You’ve finally chosen the perfect workshop and now you’re feeling a mixture of excitement, nerves, and…well, the feeling like you just gambled a big chunk of change. The good news?
A little preparation can help you calm those nerves, maximize that investment, and make sure your workshop experience lives up to your sky-high expectations.
Here’s what you need to do before W-Day arrives.
Get your head in the game.
If you only had two days to spend in Paris, you’d do a little research to make sure you didn’t miss anything major, right? Likewise, if you try to wing it at a workshop, you may not get as much out of it. Write down a list of things you’d like to learn or improve upon. Email your instructor and ask if there’s any specific gear or software you need to bring — you don’t want to show up at an editing workshop with CS6 on your laptop only to find out the instructor works in Lightroom. If you received any course materials, read them. Last but not least, try to catch up on your work and get a good night’s sleep before you leave, so you’re not feeling drained or distracted while you’re there.
Check the weather a few days before you leave. You can have frost in Miami, rain in Southern California, or a toasty day in Iceland. Know what to expect and pack accordingly. Here are a few must-haves:
• Layers. Bring t-shirts, cardis, hoodies, and one warm jacket, so you can easily adapt to whatever nature dishes out.
• Comfy pants. For so many reasons.
• Comfy shoes. You’ll probably be on your feet a lot.
• Rain boots. If you’ll be shooting near mud or water or snow, you’ll want something waterproof.
• Your camera and lenses. Obviously.
• Backup gear. Beg, borrow, or buy. That styled barn wedding won’t do you any good if your only camera goes into error-code mode.
• Batteries. Don’t forget extra batteries for your flash and triggers, too.
• Chargers. For your phone, laptop, camera batteries, and rechargeables.
• A small lens bag or camera tote so you don’t have to carry every piece of equipment everywhere you go.
• Memory cards. Bring more than you think you’ll need.
• An external flash in case a freak rainstorm turns your Golden Sunlight Workshop into a Dimly-Lit Hotel Lobby Workshop.
• Plastic bags to protect your gear if bad weather pops up.
• Your laptop. As if you’d leave home without it anyway.
• A USB drive in case you want to share files and the wi-fi’s being wonky.
• Filters. You’ll need them if you’re shooting anywhere that might damage your lenses, like a windy beach, rocky hillside, or dusty meadow.
• A notebook and pen to take notes.
• Money. Because money.
• Even more money if meals aren’t included.
• Snacks even if meals are included.
Put your thick skin on.
One thing you shouldn’t pack for a workshop: your ego. If you want to be showered with praise, you can just ask your parents to review your portfolio. But when you’re at a workshop, be open to constructive feedback and suggestions. You don’t have to follow every piece of advice, but listen anyway. You never know what might click.
Aim to fail.
No, really. This is the perfect place to take risks, even if it means taking a few nosedives in the process. You’re not saddled with client expectations. You can try new techniques, and if they don’t work out, you have a talented instructor who can explain why you failed and how to fix it. It may be tempting to stay in your comfort zone so you don’t embarrass yourself, but you’re not there to show off what you already can do — you’re there to grow.

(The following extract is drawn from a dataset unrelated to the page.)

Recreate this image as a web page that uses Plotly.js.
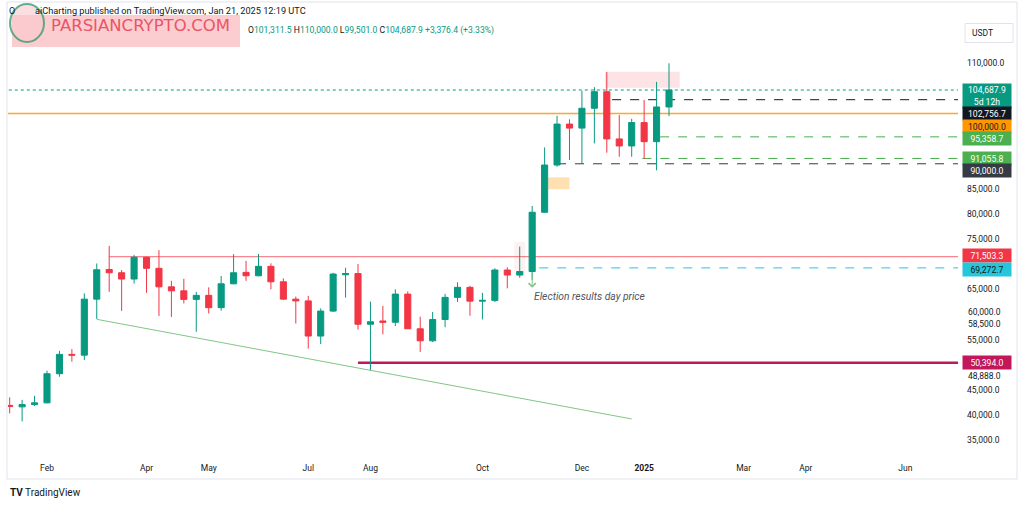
<!DOCTYPE html>
<html>
<head>
<meta charset="utf-8">
<script src="https://cdn.plot.ly/plotly-3.0.1.min.js"></script>
<style>html,body{margin:0;padding:0;background:#fff;}#chart{width:1024px;height:506px;}</style>
</head>
<body>
<div id="chart"></div>
<script>
// ---------- DATA (weekly BTC/USDT candles) ----------
const weeks = ["2024-01-15","2024-01-22","2024-01-29","2024-02-05","2024-02-12","2024-02-19","2024-02-26","2024-03-04","2024-03-11","2024-03-18","2024-03-25","2024-04-01","2024-04-08","2024-04-15","2024-04-22","2024-04-29","2024-05-06","2024-05-13","2024-05-20","2024-05-27","2024-06-03","2024-06-10","2024-06-17","2024-06-24","2024-07-01","2024-07-08","2024-07-15","2024-07-22","2024-07-29","2024-08-05","2024-08-12","2024-08-19","2024-08-26","2024-09-02","2024-09-09","2024-09-16","2024-09-23","2024-09-30","2024-10-07","2024-10-14","2024-10-21","2024-10-28","2024-11-04","2024-11-11","2024-11-18","2024-11-25","2024-12-02","2024-12-09","2024-12-16","2024-12-23","2024-12-30","2025-01-06","2025-01-13","2025-01-20"];
const openP  = [41900,41600,42050,42400,48200,52050,51900,63050,68950,68300,67050,71380,69180,65500,64700,63000,63800,61350,66100,68380,67700,69580,66500,63050,62700,55700,60670,67900,68150,58050,58700,58450,64050,57150,54750,59000,63400,65400,62650,62800,68850,67850,68550,80350,89750,97900,97100,101050,104350,94950,93550,98200,94400,101311.5];
const highP  = [43500,43000,43800,48800,52750,53100,64200,70150,73650,68850,71850,71500,72800,66700,67100,64500,65400,67650,72000,70650,72050,70180,67180,63550,63700,61200,68300,69300,70050,62550,61700,65000,64600,59550,60500,64100,66400,65700,64300,69200,69400,73500,81600,93250,99550,98850,104500,105250,108250,99700,98950,102700,106300,110000];
const lowP   = [40300,38700,41750,42300,47600,50600,50950,59100,64500,60700,66150,64300,59700,59500,62200,56550,60200,60750,66000,66700,67600,65000,62900,58200,53200,54100,60500,63350,57000,48900,56050,57700,57100,52550,54500,57450,62500,59750,59000,62450,65200,67300,66900,80250,89400,90750,89950,94050,92200,91400,91400,90950,88700,99501];
const closeP = [41700,42050,42400,48200,52050,51900,63050,68900,68300,67050,71380,69180,65500,64700,63000,63800,61350,66100,68300,67700,69580,66500,63050,62700,55700,60670,68050,68150,58050,58550,58450,64050,57150,54750,59000,63400,65400,62650,62800,68850,67850,68550,80350,89750,97900,97100,101050,104350,94950,93550,98200,94400,101311.5,104687.9];

// x-axis month labels
const monthTickDates = ["2024-02-05","2024-04-01","2024-05-06","2024-07-01","2024-08-05","2024-10-07","2024-12-02","2025-01-06","2025-03-03","2025-04-07","2025-06-02"];
const monthTickText  = ["Feb","Apr","May","Jul","Aug","Oct","Dec","<b>2025</b>","Mar","Apr","Jun"];

// y-axis price ticks
const priceTickVals = [110000,85000,80000,75000,65000,55000,45000,40000,35000];
const priceTickText = ["110,000.0","85,000.0","80,000.0","75,000.0","65,000.0","55,000.0","45,000.0","40,000.0","35,000.0"];
const extraTickVals = [60000,58500,48888];
const extraTickText = ["60,000.0","58,500.0","48,888.0"];

// price-level tags on the right scale
const tagValues = [104687.9,102756.7,100000,95358.7,91055.8,90000,71503.3,69272.7,50394];
const tagTexts  = ["104,687.9<br>5d 12h","102,756.7","100,000.0","95,358.7","91,055.8","90,000.0","71,503.3","69,272.7","50,394.0"];

// horizontal levels drawn on chart
const levelValues = [104687.9,100000,102756.7,95358.7,91055.8,90000,71503.3,69272.7,50394];
const levelStarts = ["2024-01-01","2024-01-01","2024-12-19","2025-01-15","2025-01-05","2024-11-18","2024-03-11","2024-11-08","2024-07-29"];

// descending support trendline
const trendDates  = ["2024-03-04","2024-12-30"];
const trendPrices = [59030,39190];

// boxes
const orangeBox = {x:["2024-11-13","2024-11-25"], y:[84930,87300]};
const pinkBox   = {x:["2024-12-15","2025-01-26"], y:[105140,108330]};
const oct28Box  = {x:["2024-10-25","2024-10-31"], y:[67450,74420]};

// election annotation
const electionDate = "2024-11-04";
const electionPrice = 65300;
const electionText = "Election results day price";

// ---------- LAYOUT HELPERS ----------
const W=1024,H=506, L=8, R=66, T=5, B=48;
const pw=W-L-R, ph=H-T-B;
const xp = px => (px-L)/pw;
const yp = py => (H-B-py)/ph;
const wk = 7*864e5;
const t0 = Date.UTC(2024,1,5);
const iso = ms => new Date(ms).toISOString().slice(0,19).replace('T',' ');
const xRange = [iso(t0-3.135*wk), iso(t0+73.23*wk)];
const yRange = [31420, 121610];
const FONT = 'Roboto, "Liberation Sans", sans-serif';

const trace = {
  type:'candlestick', x:weeks, open:openP, high:highP, low:lowP, close:closeP,
  increasing:{line:{color:'#089981',width:1}, fillcolor:'#089981'},
  decreasing:{line:{color:'#f23645',width:1}, fillcolor:'#f23645'},
  whiskerwidth:0, hoverinfo:'skip', showlegend:false
};

// line styles per level
const levelStyle = [
  {color:'#089981',dash:'dot',width:1},
  {color:'#ffa726',dash:'solid',width:1.6},
  {color:'#131722',dash:'dash',width:1},
  {color:'#4caf50',dash:'dash',width:1},
  {color:'#4caf50',dash:'dash',width:1},
  {color:'#363a45',dash:'dash',width:1},
  {color:'rgba(242,54,69,0.6)',dash:'solid',width:1.2},
  {color:'#26c6da',dash:'dash',width:1},
  {color:'#c2185b',dash:'solid',width:2.4}
];
const shapes = [];
levelValues.forEach((v,i)=>{
  shapes.push({type:'line', xref:'x', yref:'y', x0:levelStarts[i], x1:xRange[1], y0:v, y1:v, line:levelStyle[i], layer:'below'});
});
shapes.push({type:'line', xref:'x', yref:'y', x0:trendDates[0], x1:trendDates[1], y0:trendPrices[0], y1:trendPrices[1], line:{color:'#81c784',width:1}, layer:'below'});
shapes.push({type:'rect', xref:'x', yref:'y', x0:orangeBox.x[0], x1:orangeBox.x[1], y0:orangeBox.y[0], y1:orangeBox.y[1], fillcolor:'#ffe0b2', line:{width:0}, layer:'below'});
shapes.push({type:'rect', xref:'x', yref:'y', x0:pinkBox.x[0], x1:pinkBox.x[1], y0:pinkBox.y[0], y1:pinkBox.y[1], fillcolor:'rgba(242,54,69,0.14)', line:{width:0}, layer:'below'});
shapes.push({type:'rect', xref:'x', yref:'y', x0:oct28Box.x[0], x1:oct28Box.x[1], y0:oct28Box.y[0], y1:oct28Box.y[1], fillcolor:'rgba(242,54,69,0.07)', line:{width:0}, layer:'below'});
// outer frame
shapes.push({type:'rect', xref:'paper', yref:'paper', x0:xp(7), x1:xp(1017), y0:yp(479), y1:yp(2), line:{color:'#e0e3eb',width:1}, fillcolor:'rgba(0,0,0,0)', layer:'below'});
// USDT box
shapes.push({type:'rect', xref:'paper', yref:'paper', x0:xp(965), x1:xp(1013), y0:yp(42.5), y1:yp(23.5), line:{color:'#e0e3eb',width:1}, fillcolor:'#ffffff', layer:'above'});
// watermark
shapes.push({type:'rect', xref:'paper', yref:'paper', x0:xp(12), x1:xp(240), y0:yp(47), y1:yp(15), line:{width:0}, fillcolor:'rgba(250,196,201,0.85)', layer:'above'});
shapes.push({type:'circle', xref:'paper', yref:'paper', x0:xp(10), x1:xp(44), y0:yp(42), y1:yp(4), line:{color:'rgba(30,150,100,0.7)',width:2}, fillcolor:'rgba(250,200,205,0.6)', layer:'above'});

// tag styles
const tagBg   = ['#089981','#131722','#ff9800','#4caf50','#4caf50','#363a45','#f23645','#26c6da','#c2185b'];
const tagFg   = ['#ffffff','#ffffff','#131722','#ffffff','#ffffff','#ffffff','#ffffff','#131722','#ffffff'];
const tagShift= [-6.2,-13.8,-12.5,-1.7,0.4,-7.2,1.3,-1.2,0];
const annotations = [];
tagValues.forEach((v,i)=>{
  const two = tagTexts[i].includes('<br>');
  annotations.push({xref:'paper', yref:'y', x:1, y:v, xanchor:'left', yanchor:'middle', xshift:4, yshift:tagShift[i],
    text:tagTexts[i], showarrow:false, bgcolor:tagBg[i], borderpad:2, width:44, height: two?20:9, align:'center',
    font:{family:FONT,size:8.6,color:tagFg[i]}});
});
const extraShift=[2,-2,-5.7];
extraTickVals.forEach((v,i)=>{
  annotations.push({xref:'paper', yref:'y', x:1, y:v, xanchor:'left', yanchor:'middle', xshift:9, yshift:extraShift[i],
    text:extraTickText[i], showarrow:false, bgcolor:'rgba(255,255,255,0)', borderpad:0, font:{family:FONT,size:8.5,color:'#131722'}});
});
// election arrow + text
annotations.push({xref:'x', yref:'y', x:electionDate, y:electionPrice, ax:0, ay:-16, showarrow:true, arrowhead:4, arrowsize:1.4, arrowwidth:1, arrowcolor:'#81c784', text:''});
annotations.push({xref:'x', yref:'y', x:electionDate, y:electionPrice, xanchor:'left', yanchor:'middle', xshift:0, yshift:-9, showarrow:false,
  text:'<i>'+electionText+'</i>', font:{family:FONT,size:10.3,color:'#50535e'}});
// header texts
annotations.push({xref:'paper', yref:'paper', x:xp(7), y:yp(11), xanchor:'left', yanchor:'middle', showarrow:false, text:'O', font:{family:FONT,size:9,color:'#131722'}});
annotations.push({xref:'paper', yref:'paper', x:xp(33), y:yp(11), xanchor:'left', yanchor:'middle', showarrow:false, text:'aiCharting published on TradingView.com, Jan 21, 2025 12:19 UTC', font:{family:FONT,size:9.2,color:'#131722'}});
const g = s => '<span style="color:#089981">'+s+'</span>';
annotations.push({xref:'paper', yref:'paper', x:xp(246), y:yp(31), xanchor:'left', yanchor:'middle', showarrow:false,
  text:'O'+g('101,311.5')+' H'+g('110,000.0')+' L'+g('99,501.0')+' C'+g('104,687.9')+' '+g('+3,376.4 (+3.33%)'), font:{family:FONT,size:8.6,color:'#131722'}});
annotations.push({xref:'paper', yref:'paper', x:xp(140), y:yp(25), xanchor:'center', yanchor:'middle', showarrow:false, text:'PARSIANCRYPTO.COM', font:{family:'"DejaVu Sans", sans-serif',size:16.5,color:'#ea5565'}});
annotations.push({xref:'paper', yref:'paper', x:xp(982), y:yp(33), xanchor:'center', yanchor:'middle', showarrow:false, text:'USDT', font:{family:FONT,size:8.5,color:'#131722'}});
annotations.push({xref:'paper', yref:'paper', x:xp(8), y:yp(492), xanchor:'left', yanchor:'middle', showarrow:false, text:'<b>TV</b> TradingView', font:{family:FONT,size:10,color:'#131722'}});

const layout = {
  width:W, height:H, margin:{l:L,r:R,t:T,b:B,pad:0},
  paper_bgcolor:'#ffffff', plot_bgcolor:'#ffffff', showlegend:false, dragmode:false,
  xaxis:{type:'date', range:xRange, rangeslider:{visible:false}, showgrid:false, zeroline:false, showline:false, ticks:'', ticklabelstandoff:3,
    tickmode:'array', tickvals:monthTickDates, ticktext:monthTickText, tickfont:{family:FONT,size:8.5,color:'#131722'}, fixedrange:true},
  yaxis:{side:'right', range:yRange, showgrid:false, zeroline:false, showline:false, ticks:'', ticklabelstandoff:8,
    tickmode:'array', tickvals:priceTickVals, ticktext:priceTickText, tickfont:{family:FONT,size:8.5,color:'#131722'}, fixedrange:true},
  shapes:shapes, annotations:annotations
};
Plotly.newPlot('chart',[trace],layout,{displayModeBar:false, staticPlot:true});
</script>
</body>
</html>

When you’re being inundated with information and inspiration, it’s easy to get overwhelmed. Write things down. Here are a few tips for taking notes you’ll actually use later:
• Get a notebook you love. There’s something about a Moleskine that’s more inviting than a Mead.
• Don’t try to transcribe word for word. Boil it down to short sentences and keywords.
• If something really resonates, write it BIGGER.
• If you’re a visual learner, feel free to use stick figures or doodles to illustrate what you’re learning.
• Write down any questions you have, so you remember to ask them when the opportunity comes up.
Don’t morph into the instructor.
Your photos shouldn’t suddenly become interchangeable with theirs. Take their skills, their posing secrets, their editing prowess, their OCF mastery, or whatever it is you learned, and figure out how it can complement your own style.
Ask someone who just got back from the worst workshop ever, and they’ll probably say, “At least I met some awesome people!” At any workshop, the connections you make will probably be just as important as what you learn. So make an effort — carpool if you can, stay where everyone else is staying, do dinner with the group, and bond until the wee hours, even if you’re exhausted.